Fortner caught all of this on her outdoor Nest camera. The man walked down Lobelia Lane checking other mailboxes. After 10 minutes, he drove away.
Because of the camera, and because Fortner called the Santa Clarita Valley Sheriff’s Station, the man was apprehended and arrested.
Fortner posted the video on Facebook. Unfortunately, according to sheriff’s PIO Shirley Miller, this wasn’t the first time mail theft was reported – and it won’t be the last.
“It comes and goes,” Miller said. “We’ve made arrests with the public’s help when they’ve called and reported something suspicious like in the wee hours of the night.”
Mail theft is a federal felony punishable by up to five years in prison and a $250,000 fine. According to thebalance.com, a mailbox is the riskiest non-technological point for identity theft, a study released in October 2007 found.
People typically steal mail for a variety of reasons, which Miller calls a “crime of opportunity.” These include looking for money, credit cards or anything else that can be used to steal an identity, such as a new or renewed driver’s license, bank statements, credit card bills, preapproved credit card offers, re-ordered bank checks and junk mail, the latter to learn about you to determine what kind of scam could work on you or to impersonate you to someone else.
It happened to Fortner’s friends Renee Bowen and Debbie Anderson. Although neither returned calls for comment, Bowen posted on Facebook that it happened to her despite having a locked mailbox, which was one suggestion Miller had to combat mail theft.
“When the sheriff came out for a police report, he said it was constant and really hard to catch,” Bowen wrote, adding she and her husband had their identities stolen as a result.
Anderson wrote that three in a group of mailboxes that included hers were broken into earlier this month, although hers wasn’t. Still, it has required her to go to her local post office to get her mail. The last time this happened, some years ago, she wrote, the post office refused to deliver her mail for two months.
There are plenty of things people can do to combat mail theft. Miller said the best way is to mail everything from inside the post office, although she acknowledges that’s not always feasible. Even official USPS boxes can have mail stolen if the thief opens the slot and fishes with something long with a sticky tip.

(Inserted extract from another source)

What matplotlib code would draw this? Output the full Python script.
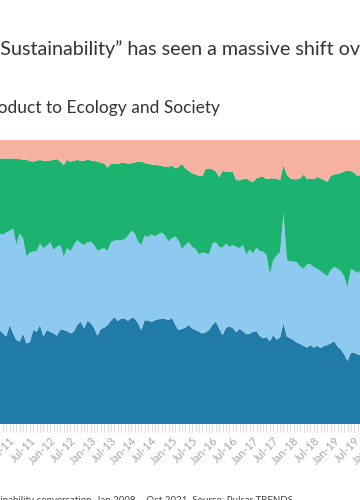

In addition to a locked mailbox, in which the carrier puts mail through a slot and the owner opens the box with a key, other suggestions include: finding out when the mail arrives and getting it then, get a box inside the post office, shred all mail before trashing it, switch to paperless billing and statements and don’t use the mailbox flag.
Miller said the United States Postal Service offers something called Informed Delivery, in which the post office sends an email each day showing what mail you’re going to get. If you don’t, you can alert the post office and any appropriate agencies.
Finally, invest in a camera as Fortner did.